Indy, our 9-month-old black lab, is generally potty trained. He hasn't had any accidents in the house for quite some time (can't remember the last one), and waits by the door or licks our hand when he wants to go out.

However, we've noticed that he never uses the bathroom on walks, either. He sniffs around places other dogs have obviously peed, but never does his business when on a walk.

This wasn't a big deal, but now we've traveled with him a few times, and noticed that this reluctance seems to extend to all new places. The first time we took him to a hotel, he didn't pee for nearly 24 hours, despite having plenty of water.

A few days ago, we took him on another trip to a hotel. This time, he peed on both beds and the floor, despite several trips outside beforehand. He did eventually go number two outside, but never did pee outside. We kept him in his kennel the second night. We tried waiting for up to a half hour outside, but no dice. He'd walk around a bit, then simply sit down or lay down, as though bored.

Any idea how to address this? He seems to go potty nearly on command at home, but those commands don't seem to have any affect when we travel.
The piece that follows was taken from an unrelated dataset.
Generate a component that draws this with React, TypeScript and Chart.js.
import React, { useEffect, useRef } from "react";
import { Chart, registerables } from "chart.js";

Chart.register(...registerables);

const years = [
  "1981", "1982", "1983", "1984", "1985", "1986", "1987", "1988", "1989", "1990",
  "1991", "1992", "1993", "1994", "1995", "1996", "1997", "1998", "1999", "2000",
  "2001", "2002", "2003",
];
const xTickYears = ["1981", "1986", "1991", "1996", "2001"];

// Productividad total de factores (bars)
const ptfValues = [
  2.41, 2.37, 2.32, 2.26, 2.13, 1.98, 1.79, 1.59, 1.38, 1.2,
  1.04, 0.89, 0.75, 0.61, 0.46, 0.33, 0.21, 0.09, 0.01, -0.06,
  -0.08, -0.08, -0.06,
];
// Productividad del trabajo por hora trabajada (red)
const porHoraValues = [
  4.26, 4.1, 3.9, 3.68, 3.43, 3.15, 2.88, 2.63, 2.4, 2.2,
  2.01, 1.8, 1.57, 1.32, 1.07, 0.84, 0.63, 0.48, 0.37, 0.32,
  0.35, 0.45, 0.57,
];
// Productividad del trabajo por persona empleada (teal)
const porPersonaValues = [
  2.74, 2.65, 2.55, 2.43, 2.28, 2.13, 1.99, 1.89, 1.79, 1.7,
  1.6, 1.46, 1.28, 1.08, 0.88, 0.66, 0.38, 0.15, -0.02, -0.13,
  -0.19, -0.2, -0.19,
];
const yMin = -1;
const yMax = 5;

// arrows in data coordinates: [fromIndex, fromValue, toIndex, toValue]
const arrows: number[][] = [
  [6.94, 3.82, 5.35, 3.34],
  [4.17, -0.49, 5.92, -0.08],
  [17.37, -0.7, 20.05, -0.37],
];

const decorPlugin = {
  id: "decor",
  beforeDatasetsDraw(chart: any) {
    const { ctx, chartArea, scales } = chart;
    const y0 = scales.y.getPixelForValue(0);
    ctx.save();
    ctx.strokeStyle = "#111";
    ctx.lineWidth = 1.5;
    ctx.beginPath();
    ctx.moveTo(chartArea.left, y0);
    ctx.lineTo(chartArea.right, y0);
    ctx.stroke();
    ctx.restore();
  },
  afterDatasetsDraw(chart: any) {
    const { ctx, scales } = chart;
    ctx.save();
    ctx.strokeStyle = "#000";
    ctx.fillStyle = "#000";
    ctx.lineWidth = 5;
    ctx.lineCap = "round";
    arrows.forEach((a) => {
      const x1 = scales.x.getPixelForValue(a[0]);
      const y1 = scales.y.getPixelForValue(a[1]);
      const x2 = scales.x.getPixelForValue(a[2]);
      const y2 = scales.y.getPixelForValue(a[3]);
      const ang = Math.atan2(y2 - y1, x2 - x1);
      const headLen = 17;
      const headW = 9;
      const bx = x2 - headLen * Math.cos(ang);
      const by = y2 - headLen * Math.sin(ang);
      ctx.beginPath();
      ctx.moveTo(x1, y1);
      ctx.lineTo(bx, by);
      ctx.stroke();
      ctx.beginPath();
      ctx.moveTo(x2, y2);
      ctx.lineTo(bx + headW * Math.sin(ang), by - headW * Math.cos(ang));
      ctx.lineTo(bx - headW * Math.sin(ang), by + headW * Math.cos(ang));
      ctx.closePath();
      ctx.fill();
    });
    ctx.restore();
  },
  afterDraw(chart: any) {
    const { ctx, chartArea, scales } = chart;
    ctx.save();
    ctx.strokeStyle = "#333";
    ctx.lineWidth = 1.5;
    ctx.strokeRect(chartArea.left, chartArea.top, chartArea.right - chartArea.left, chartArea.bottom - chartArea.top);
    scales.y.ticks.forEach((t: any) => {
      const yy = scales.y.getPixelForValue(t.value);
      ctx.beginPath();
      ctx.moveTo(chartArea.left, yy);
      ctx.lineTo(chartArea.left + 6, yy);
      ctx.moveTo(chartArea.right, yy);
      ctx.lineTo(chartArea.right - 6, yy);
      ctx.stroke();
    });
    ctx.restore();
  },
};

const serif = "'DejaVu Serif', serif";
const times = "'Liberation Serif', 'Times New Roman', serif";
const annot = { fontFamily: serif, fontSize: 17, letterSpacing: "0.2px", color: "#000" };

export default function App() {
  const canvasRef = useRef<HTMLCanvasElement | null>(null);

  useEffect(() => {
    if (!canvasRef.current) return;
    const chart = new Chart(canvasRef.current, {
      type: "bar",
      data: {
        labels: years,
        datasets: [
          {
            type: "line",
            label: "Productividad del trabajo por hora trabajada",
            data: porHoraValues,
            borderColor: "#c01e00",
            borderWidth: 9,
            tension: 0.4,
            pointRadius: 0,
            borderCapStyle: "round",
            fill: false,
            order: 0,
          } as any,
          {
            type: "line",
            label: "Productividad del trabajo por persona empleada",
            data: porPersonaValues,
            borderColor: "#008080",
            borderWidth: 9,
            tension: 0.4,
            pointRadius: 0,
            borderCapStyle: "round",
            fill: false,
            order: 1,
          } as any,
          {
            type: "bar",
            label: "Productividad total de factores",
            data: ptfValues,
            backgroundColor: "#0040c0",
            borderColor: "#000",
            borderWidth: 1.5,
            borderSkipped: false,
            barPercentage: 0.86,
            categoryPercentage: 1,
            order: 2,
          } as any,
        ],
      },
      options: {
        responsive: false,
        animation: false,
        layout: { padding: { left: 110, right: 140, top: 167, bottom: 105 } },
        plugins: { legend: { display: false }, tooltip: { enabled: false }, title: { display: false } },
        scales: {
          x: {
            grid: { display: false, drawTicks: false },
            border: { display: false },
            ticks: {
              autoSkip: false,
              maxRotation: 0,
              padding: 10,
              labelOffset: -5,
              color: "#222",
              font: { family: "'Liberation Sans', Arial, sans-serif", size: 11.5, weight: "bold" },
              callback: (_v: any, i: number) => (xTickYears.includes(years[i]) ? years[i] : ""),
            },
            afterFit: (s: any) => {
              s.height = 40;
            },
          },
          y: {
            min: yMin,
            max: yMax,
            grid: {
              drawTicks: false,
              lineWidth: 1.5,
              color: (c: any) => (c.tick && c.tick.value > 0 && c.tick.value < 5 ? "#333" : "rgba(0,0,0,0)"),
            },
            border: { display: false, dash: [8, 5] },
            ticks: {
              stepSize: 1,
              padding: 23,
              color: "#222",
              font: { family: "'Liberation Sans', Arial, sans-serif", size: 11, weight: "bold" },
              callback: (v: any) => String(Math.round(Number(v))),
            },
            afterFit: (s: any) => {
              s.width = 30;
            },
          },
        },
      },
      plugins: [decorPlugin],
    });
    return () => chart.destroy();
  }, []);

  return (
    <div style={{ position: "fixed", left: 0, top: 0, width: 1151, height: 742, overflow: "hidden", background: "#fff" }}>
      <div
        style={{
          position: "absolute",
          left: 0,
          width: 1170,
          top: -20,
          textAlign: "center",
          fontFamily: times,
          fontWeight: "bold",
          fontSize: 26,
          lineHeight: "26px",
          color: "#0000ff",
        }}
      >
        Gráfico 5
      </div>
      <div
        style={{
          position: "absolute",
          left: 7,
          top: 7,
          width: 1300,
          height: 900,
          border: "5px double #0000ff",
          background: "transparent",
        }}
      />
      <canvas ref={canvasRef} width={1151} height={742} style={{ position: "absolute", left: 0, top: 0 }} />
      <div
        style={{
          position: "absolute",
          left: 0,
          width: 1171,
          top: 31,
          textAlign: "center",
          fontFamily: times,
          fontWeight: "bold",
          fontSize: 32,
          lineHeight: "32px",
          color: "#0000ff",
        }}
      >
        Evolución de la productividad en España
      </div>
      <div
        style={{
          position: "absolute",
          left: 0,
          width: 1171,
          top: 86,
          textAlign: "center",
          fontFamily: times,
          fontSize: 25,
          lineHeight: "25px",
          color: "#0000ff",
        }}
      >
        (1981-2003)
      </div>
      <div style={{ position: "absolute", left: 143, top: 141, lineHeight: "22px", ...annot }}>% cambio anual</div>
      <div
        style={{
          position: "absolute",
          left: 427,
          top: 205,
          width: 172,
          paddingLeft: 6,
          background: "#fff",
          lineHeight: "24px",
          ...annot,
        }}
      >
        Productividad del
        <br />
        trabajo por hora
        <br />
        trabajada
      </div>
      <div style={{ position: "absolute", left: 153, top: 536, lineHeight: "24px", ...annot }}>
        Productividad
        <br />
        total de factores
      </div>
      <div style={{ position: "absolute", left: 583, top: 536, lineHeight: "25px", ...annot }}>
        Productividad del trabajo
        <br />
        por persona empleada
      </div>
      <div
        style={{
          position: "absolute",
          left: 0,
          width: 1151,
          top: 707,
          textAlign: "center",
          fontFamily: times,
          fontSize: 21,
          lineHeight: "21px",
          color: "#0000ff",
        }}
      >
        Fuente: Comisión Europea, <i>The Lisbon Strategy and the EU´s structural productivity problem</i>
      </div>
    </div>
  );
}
It's like he's afraid to use the bathroom anywhere else, or doesn't realize he can. 

We've never punished him for going potty inside, just sighed, cleaned it up, and worked on getting him outside more often when he was a puppy.

He seems to be a bit of a scaredy-cat; he often barks at people when we walk him around the hotel, and is also terrified of walking over metal grates (we think due to the sound it makes).


----------



## Shell (Oct 19, 2009)

Do you take him out on a leash at home to potty or does he go out into a yard off-leash?
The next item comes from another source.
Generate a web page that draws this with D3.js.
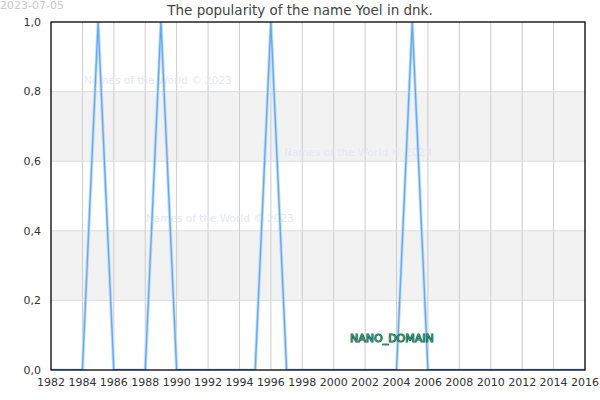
<!DOCTYPE html>
<html>
<head>
<meta charset="utf-8">
<script src="https://cdn.jsdelivr.net/npm/d3@7"></script>
<style>
  body { margin: 0; background: #fff; }
  svg { font-family: "DejaVu Sans", sans-serif; }
</style>
</head>
<body>
<div id="chart"></div>
<script>
// one value per year, 1982..2016
var years = d3.range(1982, 2017);
var popularity = [0,0,0,1,0,0,0,1,0,0,0,0,0,0,1,0,0,0,0,0,0,0,0,1,0,0,0,0,0,0,0,0,0,0,0];
var xTicks = d3.range(1982, 2017, 2);
var yTicks = [0, 0.2, 0.4, 0.6, 0.8, 1.0];
var bands = [[0.2, 0.4], [0.6, 0.8]];
var watermarks = [[84, 80], [284, 152], [146, 218]];

var W = 600, H = 400;
var m = {top: 22, right: 15, bottom: 30, left: 51};

var svg = d3.select('#chart').append('svg')
  .attr('width', W).attr('height', H);

var x = d3.scaleLinear().domain([1982, 2016]).range([m.left, W - m.right]);
var y = d3.scaleLinear().domain([0, 1]).range([H - m.bottom, m.top]);

// shaded bands
svg.selectAll('rect.band').data(bands).enter().append('rect')
  .attr('class', 'band')
  .attr('x', x(1982)).attr('width', x(2016) - x(1982))
  .attr('y', function(d){ return y(d[1]); })
  .attr('height', function(d){ return y(d[0]) - y(d[1]); })
  .style('fill', '#f2f2f2');

// grid
svg.selectAll('line.vg').data(xTicks.slice(1, -1)).enter().append('line')
  .attr('x1', function(d){ return x(d); }).attr('x2', function(d){ return x(d); })
  .attr('y1', y(1)).attr('y2', y(0))
  .style('stroke', '#cccccc').style('stroke-width', 1);

svg.selectAll('line.hg').data(yTicks.slice(1, -1)).enter().append('line')
  .attr('x1', x(1982)).attr('x2', x(2016))
  .attr('y1', function(d){ return y(d); }).attr('y2', function(d){ return y(d); })
  .style('stroke', '#dddddd').style('stroke-width', 1);

// watermarks
svg.selectAll('text.wm').data(watermarks).enter().append('text')
  .attr('x', function(d){ return d[0]; })
  .attr('y', function(d){ return d[1]; })
  .attr('dy', '0.35em')
  .style('font-size', '10.5px')
  .style('fill', '#e6e6f8')
  .text('Names of the World © 2023');

// the line
svg.append('clipPath').attr('id', 'clip').append('rect')
  .attr('x', x(1982)).attr('y', y(1)).attr('width', x(2016) - x(1982)).attr('height', y(0) - y(1));

var line = d3.line()
  .x(function(d, i){ return x(years[i]); })
  .y(function(d){ return y(d); });

svg.append('path').datum(popularity)
  .attr('d', line).attr('clip-path', 'url(#clip)')
  .style('fill', 'none').style('stroke', '#c2ddf9').style('stroke-width', 3.2);
svg.append('path').datum(popularity)
  .attr('d', line).attr('clip-path', 'url(#clip)')
  .style('fill', 'none').style('stroke', '#66aaee').style('stroke-width', 1.4);

// frame
svg.append('rect')
  .attr('x', x(1982)).attr('y', y(1))
  .attr('width', x(2016) - x(1982)).attr('height', y(0) - y(1))
  .style('fill', 'none').style('stroke', '#000').style('stroke-width', 1.3);

// axes labels
var fmt = function(d){ return d3.format('.1f')(d).replace('.', ','); };
svg.selectAll('text.yl').data(yTicks).enter().append('text')
  .attr('x', m.left - 10).attr('y', function(d){ return y(d); })
  .attr('dy', '0.35em').attr('text-anchor', 'end')
  .style('font-size', '11px').style('fill', '#333')
  .text(fmt);

svg.selectAll('text.xl').data(xTicks).enter().append('text')
  .attr('x', function(d){ return x(d); }).attr('y', H - m.bottom + 12)
  .attr('dy', '0.35em').attr('text-anchor', 'middle')
  .style('font-size', '11px').style('fill', '#333')
  .text(function(d){ return d; });

// title + date
svg.append('text')
  .attr('x', 300).attr('y', 10).attr('dy', '0.35em').attr('text-anchor', 'middle')
  .style('font-size', '13.5px').style('fill', '#444')
  .text('The popularity of the name Yoel in dnk.');

svg.append('text')
  .attr('x', 0).attr('y', 9)
  .style('font-size', '11px').style('fill', '#c8c8c8')
  .text('2023-07-05');

svg.append('text')
  .attr('x', 350).attr('y', 338).attr('dy', '0.35em')
  .style('font-size', '11px')
  .style('fill', '#2e9e7e').style('stroke', '#14503c').style('stroke-width', 1)
  .style('paint-order', 'stroke')
  .text('NANO_DOMAIN');
</script>
</body>
</html>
Some dogs really dislike doing their business on a leash. You can try making the new routine at home to take him out leashed for potty breaks (if you are not currently) and/or try using a long line to give him the feeling of being off-leash a bit.


----------



## RCKeeper (Aug 23, 2016)

He's off-leash when he goes potty at home, but we also took off his leash at the hotel 'dog park' (aka, the small patch of fenced-in grass with a small tree), and there still weren't any results. He wanders around a bit, then sits down and just looks at us, hah.
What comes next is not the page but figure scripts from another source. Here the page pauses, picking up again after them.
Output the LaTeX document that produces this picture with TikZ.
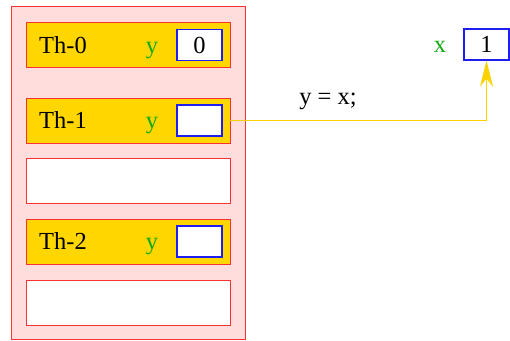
\documentclass[tikz,border=0pt]{standalone}
\usepackage{fontspec}
\setmainfont{Liberation Serif}
\usetikzlibrary{arrows.meta}
\definecolor{pinkfill}{RGB}{255,221,221}
\definecolor{redline}{RGB}{250,50,50}
\definecolor{goldfill}{RGB}{255,214,0}
\definecolor{blueline}{RGB}{30,30,240}
\definecolor{greentext}{RGB}{20,170,20}
\definecolor{wire}{RGB}{250,210,0}
\tikzset{
  outerbox/.style={draw=redline, fill=pinkfill, line width=1pt},
  threadbox/.style={draw=redline, fill=goldfill, line width=1.2pt, minimum width=204.5pt, minimum height=45pt, inner sep=0pt, anchor=north west},
  emptybox/.style={draw=redline, fill=white, line width=1.2pt, minimum width=204.5pt, minimum height=45pt, inner sep=0pt, anchor=north west},
  valbox/.style={draw=blueline, fill=white, line width=1.2pt, minimum width=45pt, minimum height=31pt, inner sep=0pt},
  lbl/.style={inner sep=0pt, font=\fontsize{24.5}{28}\selectfont},
  varlbl/.style={lbl, text=greentext},
  wirestyle/.style={draw=wire, line width=1.2pt}
}
\begin{document}
\begin{tikzpicture}[x=1pt,y=-1pt]
\useasboundingbox (0,0) rectangle (510,340);
% outer container
\node[outerbox, inner sep=0pt, minimum width=234.5pt, minimum height=333pt, anchor=north west] (mem) at (10.5,6) {};
% thread boxes
\node[threadbox] (th0) at (25.5,22) {};
\node[threadbox] (th1) at (25.5,98) {};
\node[emptybox] (e1) at (25.5,158) {};
\node[threadbox] (th2) at (25.5,219) {};
\node[emptybox] (e2) at (25.5,279.5) {};
% thread labels
\node[lbl, anchor=base west] (t0) at (39,53) {Th-0};
\node[lbl, anchor=base west] (t1) at (39,128.5) {Th-1};
\node[lbl, anchor=base west] (t2) at (39,249.5) {Th-2};
% y labels
\node[varlbl, anchor=base] (y0) at (152,53) {y};
\node[varlbl, anchor=base] (y1) at (152,128.5) {y};
\node[varlbl, anchor=base] (y2) at (152,249.5) {y};
% value boxes
\node[valbox] (v0) at (199.5,45) {};
\node[lbl, anchor=base] (n0) at (199.5,53) {0};
\node[valbox] (v1) at (199.5,120.5) {};
\node[valbox] (v2) at (199.5,241.5) {};
% x variable
\node[varlbl, anchor=base] (xl) at (440,52.5) {x};
\node[valbox] (xv) at (486.5,44.5) {};
\node[lbl, anchor=base] (n1) at (486.5,52.5) {1};
% statement
\node[lbl, anchor=base] (stmt) at (328,104) {y = x;};
% connector
\draw[wirestyle, -{Stealth[length=26pt,width=13pt,inset=8pt]}] (v1.east) -| (xv.south);
\end{tikzpicture}
\end{document}
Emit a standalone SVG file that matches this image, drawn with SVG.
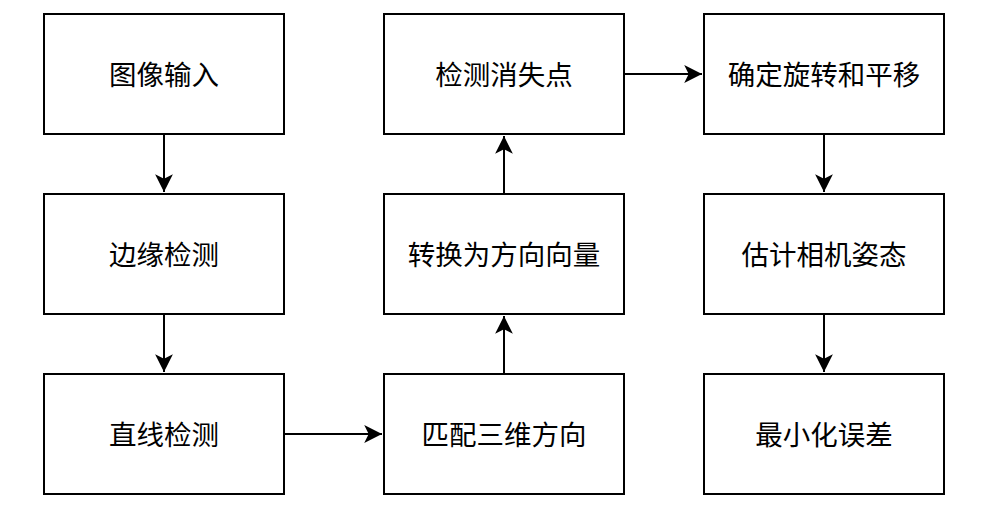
<svg xmlns="http://www.w3.org/2000/svg" width="984" height="510" viewBox="0 0 984 510">
<style>
.box{fill:#fff;stroke:#000;stroke-width:2}
.lbl{font-family:"Noto Sans CJK SC","Noto Sans",sans-serif;font-size:27.5px;fill:#000;text-anchor:middle;dominant-baseline:central}
.edge{fill:none;stroke:#000;stroke-width:2}
</style>
<defs>
<marker id="arr" markerUnits="userSpaceOnUse" markerWidth="20" markerHeight="20" viewBox="-17 -9 18 18" refX="0" refY="0" orient="auto">
<path d="M0,0 L-16,-8 L-12,0 L-16,8 Z" fill="#000"/>
</marker>
</defs>
<rect width="984" height="510" fill="#fff"/>
<g id="connectors">
<path class="edge" d="M164,134 V192" marker-end="url(#arr)"/>
<path class="edge" d="M164,314 V372" marker-end="url(#arr)"/>
<path class="edge" d="M284,434 H382" marker-end="url(#arr)"/>
<path class="edge" d="M504,374 V316" marker-end="url(#arr)"/>
<path class="edge" d="M504,194 V136" marker-end="url(#arr)"/>
<path class="edge" d="M624,74 H702" marker-end="url(#arr)"/>
<path class="edge" d="M824,134 V192" marker-end="url(#arr)"/>
<path class="edge" d="M824,314 V372" marker-end="url(#arr)"/>
</g>
<g id="n1"><rect class="box" x="44" y="14" width="240" height="120"/><text class="lbl" x="164" y="73">图像输入</text></g>
<g id="n2"><rect class="box" x="44" y="194" width="240" height="120"/><text class="lbl" x="164" y="253">边缘检测</text></g>
<g id="n3"><rect class="box" x="44" y="374" width="240" height="120"/><text class="lbl" x="164" y="433">直线检测</text></g>
<g id="n4"><rect class="box" x="384" y="374" width="240" height="120"/><text class="lbl" x="504" y="433">匹配三维方向</text></g>
<g id="n5"><rect class="box" x="384" y="194" width="240" height="120"/><text class="lbl" x="504" y="253">转换为方向向量</text></g>
<g id="n6"><rect class="box" x="384" y="14" width="240" height="120"/><text class="lbl" x="504" y="73">检测消失点</text></g>
<g id="n7"><rect class="box" x="704" y="14" width="240" height="120"/><text class="lbl" x="824" y="73">确定旋转和平移</text></g>
<g id="n8"><rect class="box" x="704" y="194" width="240" height="120"/><text class="lbl" x="824" y="253">估计相机姿态</text></g>
<g id="n9"><rect class="box" x="704" y="374" width="240" height="120"/><text class="lbl" x="824" y="433">最小化误差</text></g>
</svg>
It's difficult to take him for a walk at home, because we're in Yuma, and the temperature frequently gets hot enough (even in the mornings) that it would be too hot for him to walk outside on the street or sidewalk. He gets most of his exercise playing in the backyard and swimming in the pool.

We are wondering if maybe he's associated the pool itself as a cue that "this place is ok to go potty." Because we have the pool, and all our friends who've watched him have the pool. Not going potty in the pool itself of course, but I'm wondering if now he thinks, "Oh, there's a pool here. That means it's ok to go potty." . . .and then maybe he's thrown off when there's no pool at the hotel or any other place? We took him to the beach before we hit the road, and he peed for nearly 2 minutes straight once he got up to the ocean.


----------